Et, précisément, nous sommes ici au pays de ce barbon et de sa volage moitié, Yseult aux blonds cheveux : quelque chose du Tristan légendaire, à qui son chagrin avait tourné l’esprit et qui répondait au roi Marc’h qu’il s’appelait Tantris et qu’il était le fils d’une baleine, s’est transmis peut-être à l’Affligé d’Auguste Dupouy.

Et le fait est tout au moins que, comme nous ne pouvons nous empêcher, malgré ses erreurs, de compatir à la souffrance amoureuse de Tristan, notre sympathie, malgré son fratricide final, ne peut s’empêcher d’aller à ce François de Trohanet, victime encore plus lamentable du double complot que trament contre lui-même son cœur ombrageux et la malice d’une mère sans entrailles.

C’est lui, ou plutôt son sobriquet mélancolique, qui a fourni le titre du livre. Et ce sobriquet pourrait servir à toute sa race. « Les Bretons n’ont jamais eu de bonheur », aimait à dire Féval qui ne faisait exception que pour les Nantais, gens circonspects « qui regardent où ils mettent le pied et qui sont les Normands de la Bretagne ». Tel ne saurait être évidemment le cas de François, natif de Kérizel, en Saint-Jean-Trolimon (Finistère), et pied bot de surcroît. Madame de Trohanet, avec son arrogance de parvenue et ses prétentions ridicules au bel air, Hubert de Trohanet, le brillant officier d’Afrique, même M. de Rustéphan, le vieil archéologue dont la montre s’est arrêtée au pliocène, pourraient se concevoir à la rigueur sous une autre latitude ; ils ne sont pas de ces figures qui réclament nécessairement un cadre plutôt qu’un autre. Mais l’Affligé, lui, sentimental, farouche et réticent, tout gonflé d’une tendresse qui s’aigrit d’être renfermée et lui tourne à la longue sur le cœur, comment l’entendre, le voir, le situer en dehors de ses solitudes natales ? Il leur appartient, il est, comme l’ajonc, comme les chênes tors des talus, un produit spécial de ce sol âpre et déshérité en apparence et cependant d’une si merveilleuse sensibilité sous-jacente.
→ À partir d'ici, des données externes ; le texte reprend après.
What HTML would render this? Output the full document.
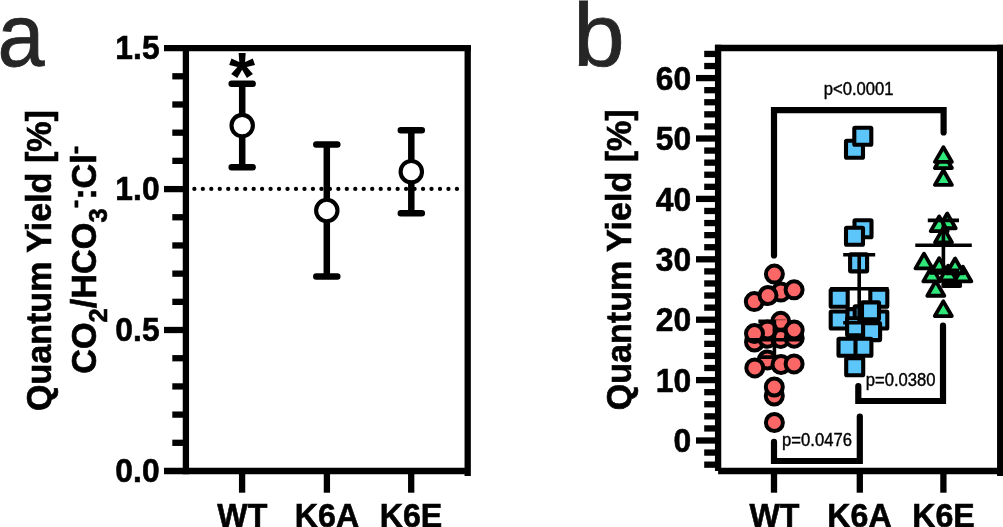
<!DOCTYPE html>
<html lang="en"><head><meta charset="utf-8"><title>Quantum Yield figure</title>
<style>
html,body{margin:0;padding:0;background:#fff;}
body{width:1003px;height:527px;overflow:hidden;}
svg{display:block;}
text{font-family:"Liberation Sans",sans-serif;}
.b{font-weight:bold;fill:#000;stroke:#000;stroke-width:0.6px;}
.bn{font-weight:bold;fill:#000;}
.pv{fill:#000;stroke:#000;stroke-width:0.4px;}
.pl{font-size:88.5px;fill:#262626;stroke:#262626;stroke-width:0.8px;}
.ax{stroke:#000;stroke-width:6.3;fill:none;}
.eb{stroke:#000;stroke-width:6.5;fill:none;stroke-linecap:round;}
.sb{stroke:#000;stroke-width:3.6;fill:none;stroke-linecap:butt;}
.br{stroke:#000;stroke-width:6.2;fill:none;stroke-linecap:round;stroke-linejoin:miter;}
.c{fill:#fb6767;stroke:#000;stroke-width:4;}
.s{fill:#5cc6fa;stroke:#000;stroke-width:4.1;stroke-linejoin:round;}
.t{fill:#2ee87a;stroke:#000;stroke-width:3.8;stroke-linejoin:round;}
.o{fill:#fff;stroke:#000;stroke-width:4.1;}
</style></head><body>
<svg width="1003" height="527" viewBox="0 0 1003 527">
<rect width="1003" height="527" fill="#fff"/>

<!-- panel a -->
<text class="pl" transform="translate(-2.4 65.6) scale(0.955 1)">a</text>
<g class="ax">
<path d="M164 48.1H470.9"/>
<path d="M185.9 44.9V474.2"/>
<path d="M467.7 44.9V475.9"/>
<path d="M164 471.0H467.7"/>
<path d="M164 189.1H185.9"/>
<path d="M164 330.0H185.9"/>
<path d="M172.3 76.29H185.9"/>
<path d="M172.3 104.49H185.9"/>
<path d="M172.3 132.68H185.9"/>
<path d="M172.3 160.87H185.9"/>
<path d="M172.3 217.26H185.9"/>
<path d="M172.3 245.45H185.9"/>
<path d="M172.3 273.65H185.9"/>
<path d="M172.3 301.84H185.9"/>
<path d="M172.3 358.23H185.9"/>
<path d="M172.3 386.42H185.9"/>
<path d="M172.3 414.61H185.9"/>
<path d="M172.3 442.81H185.9"/>
<path d="M242.1 471.0V492.7"/>
<path d="M326.9 471.0V492.7"/>
<path d="M411.2 471.0V492.7"/>
</g>
<text class="b" font-size="33.5" text-anchor="end" transform="translate(159.6 59.3) scale(0.95 1)">1.5</text>
<text class="b" font-size="33.5" text-anchor="end" transform="translate(159.6 200.3) scale(0.95 1)">1.0</text>
<text class="b" font-size="33.5" text-anchor="end" transform="translate(159.6 341.2) scale(0.95 1)">0.5</text>
<text class="b" font-size="33.5" text-anchor="end" transform="translate(159.6 482.2) scale(0.95 1)">0.0</text>
<text class="b" font-size="33.5" text-anchor="middle" transform="translate(242.3 526.6) scale(0.96 1)">WT</text>
<text class="b" font-size="33.5" text-anchor="middle" transform="translate(327 526.6) scale(0.96 1)">K6A</text>
<text class="b" font-size="33.5" text-anchor="middle" transform="translate(411.0 526.6) scale(0.96 1)">K6E</text>
<path d="M194.36 188.9H460" stroke="#000" stroke-width="4.3" stroke-linecap="round" stroke-dasharray="0 8.47" fill="none"/>
<path class="eb" d="M231.7 83.8H252.7M231.7 167.3H252.7"/>
<path class="eb" style="stroke-linecap:butt" d="M242.2 83.8V167.3"/>
<circle class="o" cx="242.2" cy="125.6" r="10.7"/>
<path class="eb" d="M316.3 144.4H337.3M316.3 276.4H337.3"/>
<path class="eb" style="stroke-linecap:butt" d="M326.8 144.4V276.4"/>
<circle class="o" cx="326.8" cy="210.5" r="10.7"/>
<path class="eb" d="M400.8 130.3H421.8M400.8 213.2H421.8"/>
<path class="eb" style="stroke-linecap:butt" d="M411.3 130.3V213.2"/>
<circle class="o" cx="411.3" cy="171.7" r="10.7"/>
<text class="bn" font-size="67" text-anchor="middle" transform="translate(242.1 99.0) scale(1.0 1)">*</text>
<text class="b" font-size="35.5" text-anchor="middle" transform="translate(51.0 260.6) rotate(-90) scale(0.96 1)">Quantum Yield [%]</text>
<text class="b" font-size="35.5" text-anchor="middle" transform="translate(95.6 259.7) rotate(-90) scale(0.965 1)">CO<tspan font-size="26.5" dy="11">2</tspan><tspan dy="-11">/HCO</tspan><tspan font-size="26.5" dy="11">3</tspan><tspan font-size="26.5" dy="-23.4">-</tspan><tspan dy="12.4">:Cl</tspan><tspan font-size="26.5" dy="-12.4">-</tspan></text>
<!-- panel b -->
<text class="pl" transform="translate(573.2 65.8) scale(1.045 1)">b</text>
<g class="ax">
<path d="M714.9 48.0H1003.4000000000001"/>
<path d="M718.1 44.8V471.0"/>
<path d="M1000.2 44.8V475.9"/>
<path d="M718.1 471.0H1000.2"/>
<path d="M704.2 464.66H718.1"/>
<path d="M704.2 452.58H718.1"/>
<path d="M696 440.50H718.1"/>
<path d="M704.2 428.42H718.1"/>
<path d="M704.2 416.34H718.1"/>
<path d="M704.2 404.26H718.1"/>
<path d="M704.2 392.18H718.1"/>
<path d="M696 380.10H718.1"/>
<path d="M704.2 368.02H718.1"/>
<path d="M704.2 355.94H718.1"/>
<path d="M704.2 343.86H718.1"/>
<path d="M704.2 331.78H718.1"/>
<path d="M696 319.70H718.1"/>
<path d="M704.2 307.62H718.1"/>
<path d="M704.2 295.54H718.1"/>
<path d="M704.2 283.46H718.1"/>
<path d="M704.2 271.38H718.1"/>
<path d="M696 259.30H718.1"/>
<path d="M704.2 247.22H718.1"/>
<path d="M704.2 235.14H718.1"/>
<path d="M704.2 223.06H718.1"/>
<path d="M704.2 210.98H718.1"/>
<path d="M696 198.90H718.1"/>
<path d="M704.2 186.82H718.1"/>
<path d="M704.2 174.74H718.1"/>
<path d="M704.2 162.66H718.1"/>
<path d="M704.2 150.58H718.1"/>
<path d="M696 138.50H718.1"/>
<path d="M704.2 126.42H718.1"/>
<path d="M704.2 114.34H718.1"/>
<path d="M704.2 102.26H718.1"/>
<path d="M704.2 90.18H718.1"/>
<path d="M696 78.10H718.1"/>
<path d="M704.2 66.02H718.1"/>
<path d="M704.2 53.94H718.1"/>
<path d="M774 471.0V492.7"/>
<path d="M859.8 471.0V492.7"/>
<path d="M943.4 471.0V492.7"/>
</g>
<text class="b" font-size="33.5" text-anchor="end" transform="translate(691.2 452.1) scale(0.95 1)">0</text>
<text class="b" font-size="33.5" text-anchor="end" transform="translate(691.2 391.7) scale(0.95 1)">10</text>
<text class="b" font-size="33.5" text-anchor="end" transform="translate(691.2 331.3) scale(0.95 1)">20</text>
<text class="b" font-size="33.5" text-anchor="end" transform="translate(691.2 270.9) scale(0.95 1)">30</text>
<text class="b" font-size="33.5" text-anchor="end" transform="translate(691.2 210.5) scale(0.95 1)">40</text>
<text class="b" font-size="33.5" text-anchor="end" transform="translate(691.2 150.1) scale(0.95 1)">50</text>
<text class="b" font-size="33.5" text-anchor="end" transform="translate(691.2 89.7) scale(0.95 1)">60</text>
<text class="b" font-size="33.5" text-anchor="middle" transform="translate(774.5 526.6) scale(0.96 1)">WT</text>
<text class="b" font-size="33.5" text-anchor="middle" transform="translate(859.5 526.6) scale(0.96 1)">K6A</text>
<text class="b" font-size="33.5" text-anchor="middle" transform="translate(943.5 526.6) scale(0.96 1)">K6E</text>
<text class="b" font-size="35.5" text-anchor="middle" transform="translate(630.6 259.8) rotate(-90) scale(0.96 1)">Quantum Yield [%]</text>
<g class="c">
<circle cx="780.9" cy="292.1" r="8.5"/>
<circle cx="754.3" cy="301.6" r="8.5"/>
<circle cx="768" cy="295.5" r="8.5"/>
<circle cx="794.1" cy="289.8" r="8.5"/>
<circle cx="774.4" cy="274.1" r="8.5"/>
<circle cx="754.5" cy="342" r="8.5"/>
<circle cx="767.5" cy="338.2" r="8.5"/>
<circle cx="780.7" cy="338.4" r="8.5"/>
<circle cx="794.2" cy="338.2" r="8.5"/>
<circle cx="780.7" cy="321.3" r="8.5"/>
<circle cx="767.5" cy="329.9" r="8.5"/>
<circle cx="794.2" cy="330" r="8.5"/>
<circle cx="754.5" cy="333.6" r="8.5"/>
<circle cx="767.3" cy="359.9" r="8.5"/>
<circle cx="754.8" cy="367.9" r="8.5"/>
<circle cx="781" cy="364.5" r="8.5"/>
<circle cx="794.1" cy="363.9" r="8.5"/>
<circle cx="774.3" cy="396" r="8.5"/>
<circle cx="774.3" cy="387" r="8.5"/>
<circle cx="774.4" cy="422.5" r="8.5"/>
</g>
<path class="sb" d="M745.5 339.8H803.5M758.4 321.4H776.2M758.4 357.1H776.2M774.4 321.4V357.1"/>
<path d="M776 319.8H786" stroke="#000" stroke-opacity=".5" stroke-width="0.9" fill="none"/>
<g class="s">
<rect x="846.0" y="140.7" width="17.0" height="17.0" rx="0.8"/>
<rect x="854.3" y="127.8" width="17.0" height="17.0" rx="0.8"/>
<rect x="854.5" y="220.2" width="17.0" height="17.0" rx="0.8"/>
<rect x="846.0" y="227.8" width="17.0" height="17.0" rx="0.8"/>
<rect x="850.1" y="254.4" width="17.0" height="17.0" rx="0.8"/>
<rect x="830.7" y="289.7" width="17.0" height="17.0" rx="0.8"/>
<rect x="870.3" y="289.7" width="17.0" height="17.0" rx="0.8"/>
<rect x="830.7" y="311.5" width="17.0" height="17.0" rx="0.8"/>
<rect x="870.3" y="311.5" width="17.0" height="17.0" rx="0.8"/>
<rect x="847.5" y="309.1" width="17.0" height="17.0" rx="0.8"/>
<rect x="854.7" y="306.4" width="17.0" height="17.0" rx="0.8"/>
<rect x="847.1" y="318.2" width="17.0" height="17.0" rx="0.8"/>
<rect x="863.1" y="323.1" width="17.0" height="17.0" rx="0.8"/>
<rect x="862.0" y="302.4" width="17.0" height="17.0" rx="0.8"/>
<rect x="854.4" y="338.8" width="17.0" height="17.0" rx="0.8"/>
<rect x="838.5" y="338.8" width="17.0" height="17.0" rx="0.8"/>
<rect x="846.2" y="358.3" width="17.0" height="17.0" rx="0.8"/>
</g>
<g class="t">
<path d="M943.4 153.35L934.9 168.05H951.9Z"/>
<path d="M943.4 147.20L934.9 161.90H951.9Z"/>
<path d="M943.4 170.25L934.9 184.95H951.9Z"/>
<path d="M947.2 213.55L938.7 228.25H955.7Z"/>
<path d="M939.2 216.45L930.7 231.15H947.7Z"/>
<path d="M943.5 227.65L935.0 242.35H952.0Z"/>
<path d="M935.8 281.05L927.3 295.75H944.3Z"/>
<path d="M951.7 271.35L943.2 286.05H960.2Z"/>
<path d="M951.7 269.15L943.2 283.85H960.2Z"/>
<path d="M948.2 265.65L939.7 280.35H956.7Z"/>
<path d="M962.9 266.65L954.4 281.35H971.4Z"/>
<path d="M931.8 266.65L923.3 281.35H940.3Z"/>
<path d="M939.2 258.15L930.7 272.85H947.7Z"/>
<path d="M955.1 258.55L946.6 273.25H963.6Z"/>
<path d="M924.0 253.65L915.5 268.35H932.5Z"/>
<path d="M943.3 301.35L934.8 316.05H951.8Z"/>
</g>
<g class="sb">
<path d="M830.2 288.8H888.6M843.2 254.7H875.2M843.2 322.8H875.2M859.2 254.7V322.8"/>
<path d="M915.3 245.3H971.8M927.8 220.4H959M927.8 270.4H959M943.4 220.4V270.4"/>
</g>
<g class="br">
<path d="M774 255.4V110.1H943.6V132.5" />
<path d="M858.3 386V401H943V325.5"/>
<path d="M774 441.8V461H859.8V416.5"/>
</g>
<text class="pv" font-size="17.6" text-anchor="start" transform="translate(823.8 94.5) scale(0.945 1)">p&lt;0.0001</text>
<text class="pv" font-size="17.6" text-anchor="start" transform="translate(865.8 386.3) scale(0.945 1)">p=0.0380</text>
<text class="pv" font-size="17.6" text-anchor="start" transform="translate(782.1 446.2) scale(0.945 1)">p=0.0476</text>
</svg></body></html>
En vérité, je ne connais pas, dans la littérature romanesque de ces vingt dernières années, de caractère masculin plus en harmonie avec son milieu. Dupouy, visiblement, a étudié celui-ci avec une complaisance particulière. Et c’est qu’il est bien rare qu’un premier roman ne soit pas en partie une confession et, jusque dans le récit de passions ou d’événements qui nous sont le plus étrangers, nous trouvons le moyen d’introduire un peu de nous-mêmes. Une conception si strictement bretonne du personnage principal de L’Affligé risquerait cependant d’indisposer certains lecteurs si, comme le fait observer la dédicace du livre, la Bretagne n’était justement la terre d’élection de ces sortes de déséquilibrés supérieurs et si, de Bretagne ou des pays celtiques, ces nouveaux héautonstimoroumenoï, ces bourreaux de soi-même… et quelquefois des autres, ne s’étaient répandus un peu partout dans l’univers. Le mal de François de Trohanet perd ainsi de son caractère exceptionnel pour devenir une des multiples variétés de la grande névrose intellectuelle et morale connue sous le nom de byronisme (bien que très antérieure à Byron), qui a tant fourni à la littérature de la première moitié du dix-neuvième siècle. Mais, alors que les romantiques byronisaient lyriquement et se complaisaient à l’étalage de leurs souffrances, François de Trohanet porte son mal en dedans et il faut toute la subtilité de l’auteur pour débrider cette plaie secrète et qui ne veut pas guérir. Voilà par où l’Affligé se distingue d’un Chatterton ou d’un Antony. Rassemblant tout ce qui précède, on pourrait le définir assez bien, je crois, un cas de byronisme armoricain observé avec les yeux d’un disciple de Stendhal et rendu avec le frémissement intérieur, la souplesse de style d’un émule de Fromentin.